Mastering Visual Hierarchy for Effective UI Design

Learn to leverage size, colour and spacing for guiding user attention and enhancing overall interface usability.

Visual Hierarchy in UI Design

TL;DR:

  • Use size, colour, and spacing to guide users to important elements first
  • Keep typography, colours, and spacing consistent across your design
  • Balance creative elements with familiar layouts to maintain usability
  • Test your designs regularly to ensure they're intuitive to navigate
  • Tools like Figma, Adobe XD, and Sketch help you visualise and refine hierarchy

Understanding Visual Hierarchy

Visual hierarchy is how you organise elements in your design to show users what's most important. It's about creating a clear path through your interface using visual cues that feel natural.

Think of it like a newspaper. Your eye naturally goes to the big headline first, then the subheadings, then the body text. The same principle applies to UI design.

The Building Blocks

Size matters most
Larger elements grab attention first. Use this for your primary call-to-action buttons, main headings, or key features you want users to notice immediately.

Colour creates focus
High contrast colours draw the eye. A bright button on a neutral background will always stand out.
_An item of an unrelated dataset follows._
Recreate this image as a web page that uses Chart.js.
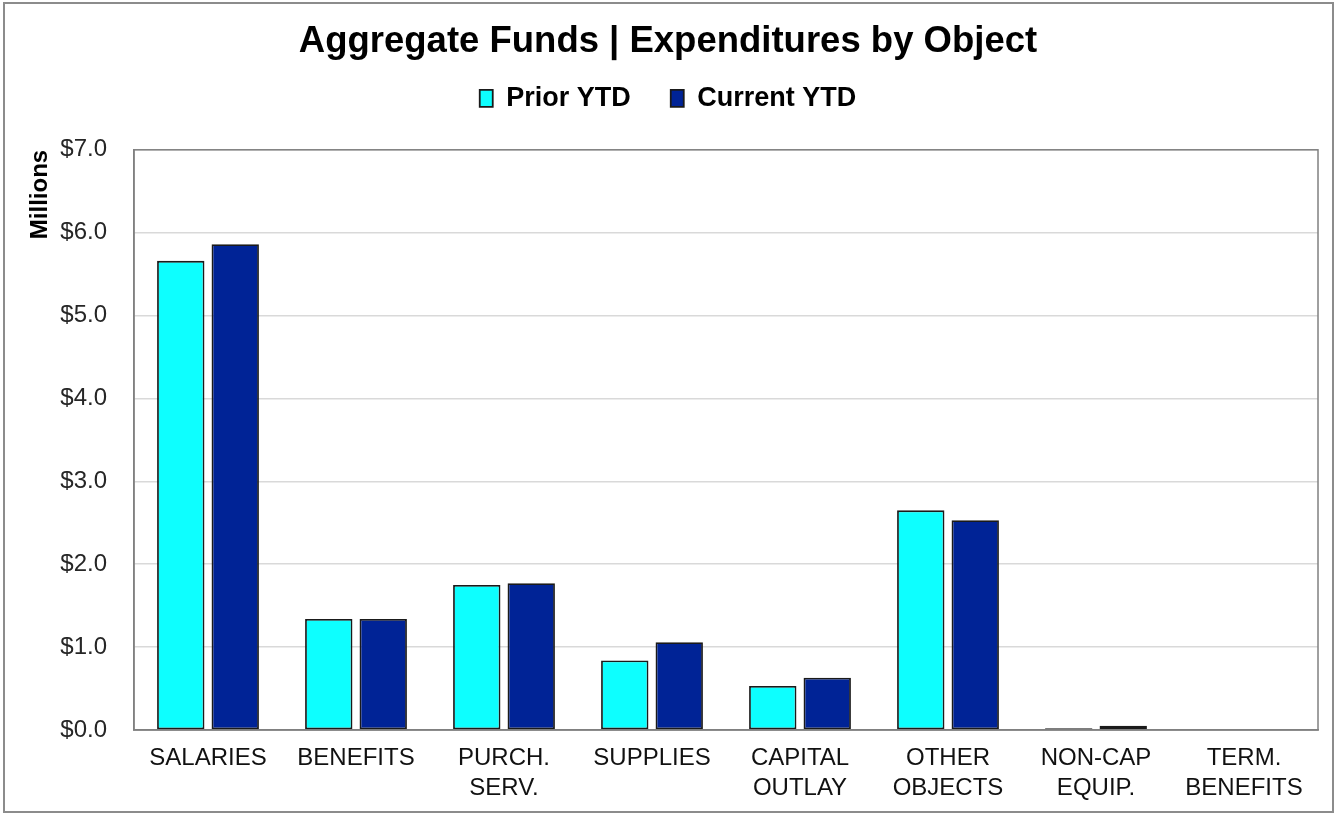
<!DOCTYPE html>
<html>
<head>
<meta charset="utf-8">
<script src="https://cdn.jsdelivr.net/npm/chart.js@4.4.1/dist/chart.umd.min.js"></script>
<style>
  html, body { margin: 0; padding: 0; background: #ffffff; }
  #wrap { position: absolute; left: 0; top: 0; width: 1335px; height: 815px; }
  #frame { position: absolute; left: 3px; top: 2px; width: 1331px; height: 811px; box-sizing: border-box;
           border: 2px solid #8c8c8c; pointer-events: none; }
</style>
</head>
<body>
<div id="wrap">
  <canvas id="c" width="1335" height="815"></canvas>
  <div id="frame"></div>
</div>
<script>
const chartTitle = 'Aggregate Funds | Expenditures by Object';
const axisTitle = 'Millions';
const seriesNames = ['Prior YTD', 'Current YTD'];
const categories = [
  ['SALARIES'],
  ['BENEFITS'],
  ['PURCH.', 'SERV.'],
  ['SUPPLIES'],
  ['CAPITAL', 'OUTLAY'],
  ['OTHER', 'OBJECTS'],
  ['NON-CAP', 'EQUIP.'],
  ['TERM.', 'BENEFITS']
];
const priorYTD   = [5.66, 1.34, 1.75, 0.84, 0.53, 2.65, 0.02, 0];
const currentYTD = [5.86, 1.34, 1.77, 1.06, 0.63, 2.53, 0.05, 0];
const yMin = 0, yMax = 7, yStep = 1;

const FONT = "'Liberation Sans', Arial, sans-serif";

const plotFrame = {
  id: 'plotFrame',
  afterDatasetsDraw(chart) {
    const a = chart.chartArea, ctx = chart.ctx;
    ctx.save();
    ctx.strokeStyle = '#808080';
    ctx.lineWidth = 1.5;
    ctx.strokeRect(a.left, a.top, a.right - a.left, a.bottom - a.top);
    ctx.restore();
  }
};

const legendSpace = {
  id: 'legendSpace',
  beforeInit(chart) {
    if (!chart.legend) return;
    const orig = chart.legend.fit;
    chart.legend.fit = function () {
      orig.call(this);
      this.height += 28;
    };
  }
};

new Chart(document.getElementById('c'), {
  type: 'bar',
  data: {
    labels: categories,
    datasets: [
      {
        label: seriesNames[0],
        data: priorYTD,
        backgroundColor: '#0DFFFF',
        borderColor: '#1a1a1a',
        borderWidth: 1.8,
        borderSkipped: false,
        categoryPercentage: 0.736,
        barPercentage: 0.87
      },
      {
        label: seriesNames[1],
        data: currentYTD,
        backgroundColor: '#002396',
        borderColor: '#1a1a1a',
        borderWidth: 1.8,
        borderSkipped: false,
        categoryPercentage: 0.736,
        barPercentage: 0.87
      }
    ]
  },
  options: {
    responsive: false,
    animation: false,
    devicePixelRatio: 1,
    layout: { padding: { left: 18, right: 17, top: 0, bottom: -1 } },
    plugins: {
      tooltip: { enabled: false },
      title: {
        display: true,
        text: chartTitle,
        color: '#000000',
        font: { family: FONT, size: 36.5, weight: 'bold' },
        padding: { top: 20, bottom: -19 }
      },
      legend: {
        display: true,
        position: 'top',
        labels: {
          color: '#000000',
          font: { family: FONT, size: 27, weight: 'bold' },
          boxWidth: 13,
          boxHeight: 17,
          padding: 40
        }
      }
    },
    scales: {
      x: {
        grid: { display: false, drawTicks: false },
        border: { display: true, color: '#808080', width: 1.5 },
        ticks: {
          color: '#111111',
          font: { family: FONT, size: 24, lineHeight: 1.25 },
          padding: 13,
          maxRotation: 0,
          autoSkip: false
        }
      },
      y: {
        min: yMin,
        max: yMax,
        afterFit(scale) { scale.width = 116; },
        grid: { color: '#d9d9d9', lineWidth: 1.5, drawTicks: false },
        border: { display: true, color: '#808080', width: 1.5 },
        ticks: {
          stepSize: yStep,
          color: '#262626',
          font: { family: FONT, size: 24 },
          padding: 27,
          callback: (v) => '$' + Number(v).toFixed(1)
        },
        title: {
          display: true,
          text: axisTitle,
          align: 'end',
          color: '#000000',
          font: { family: FONT, size: 24, weight: 'bold' },
          padding: { top: 8, bottom: 0 }
        }
      }
    }
  },
  plugins: [plotFrame, legendSpace]
});
</script>
</body>
</html>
But use this sparingly – too many bright elements compete for attention.

Spacing shows importance
Elements with more white space around them feel more important. This is why luxury brands use lots of white space – it makes everything feel premium and intentional.

Getting the Order Right

Users scan in predictable patterns. Most people read left to right, top to bottom. Place your most important elements where users naturally look first.

Your primary navigation should be obvious. Secondary actions can be smaller or use less prominent colours. Tertiary information can be tucked away but still accessible.

Consistency Builds Trust

Once you establish your hierarchy rules, stick to them. If all your primary buttons are blue and 44px tall, don't suddenly make one green and 32px tall. This consistency helps users predict how your interface works.

Typography hierarchy
Set up a clear system for headings, subheadings, and body text. Your H1 should always be the largest, most prominent text on the page. H2s should be noticeably smaller but still stand out from body text.

Colour system
Choose a primary colour for main actions, secondary colours for less important buttons, and neutral colours for backgrounds and text. Document these choices so you use them consistently.

Spacing system
Use consistent spacing between elements. Many designers use multiples of 8px (8, 16, 24, 32) to create rhythm and alignment throughout their designs.

Balancing Creativity and Usability

You can be creative while still following hierarchy principles. The key is not to reinvent common patterns unless you have a good reason.

Users expect certain elements to behave in familiar ways. Navigation usually goes at the top or side. Search boxes look like search boxes. Don't fight these expectations without good cause.

Test your designs with real users. What feels obvious to you might confuse someone seeing it for the first time. User testing reveals whether your hierarchy actually works.

Tools for Building Hierarchy

Figma offers excellent typography controls and colour systems. You can set up text styles and colour variables that keep your hierarchy consistent across designs.

Adobe XD has repeat grids and component systems that help maintain consistency. The prototyping features let you test how your hierarchy works in practice.

Sketch provides symbol libraries and text styles that enforce your hierarchy rules. The plugin ecosystem offers tools for checking contrast and spacing.

All these tools let you experiment quickly. Try different sizes, colours, and spacing to see what works best for your specific design.

FAQs

How do I know if my visual hierarchy is working?
Test it. Show your design to someone unfamiliar with it and ask them to identify the most important elements. If they can't do this quickly, your hierarchy needs work.

Can I break hierarchy rules for creative effect?
Yes, but sparingly. Breaking established patterns should serve a specific purpose, not just look different. Users will forgive creative choices if the overall experience still makes sense.

What's the biggest mistake people make with visual hierarchy?
Making everything look important. If every element is large, bright, and prominent, nothing stands out. Good hierarchy means some elements are deliberately less prominent.

How many hierarchy levels should I use?
Generally three to four levels work well. Primary, secondary, tertiary, and background elements. More levels become hard to distinguish and confusing to users.

Jargon Buster

Visual Hierarchy: The arrangement of design elements to show their relative importance and guide user attention

Contrast: The difference between elements (like dark text on light background) that makes them distinguishable

White Space: Empty space around elements that helps them breathe and stand out

Typography Scale: A system of text sizes that creates clear hierarchy between headings and body text

Focal Point: The element that draws attention first in a design

Wrap-up

Good visual hierarchy feels invisible when it's working. Users should flow through your interface naturally, finding what they need without thinking about it.

Start with the basics: size, colour, and spacing. Keep things consistent. Test with real users to make sure your hierarchy actually guides them where you want them to go.

Remember, hierarchy isn't about making things look pretty (though that's a nice bonus). It's about creating interfaces that work effortlessly for the people using them.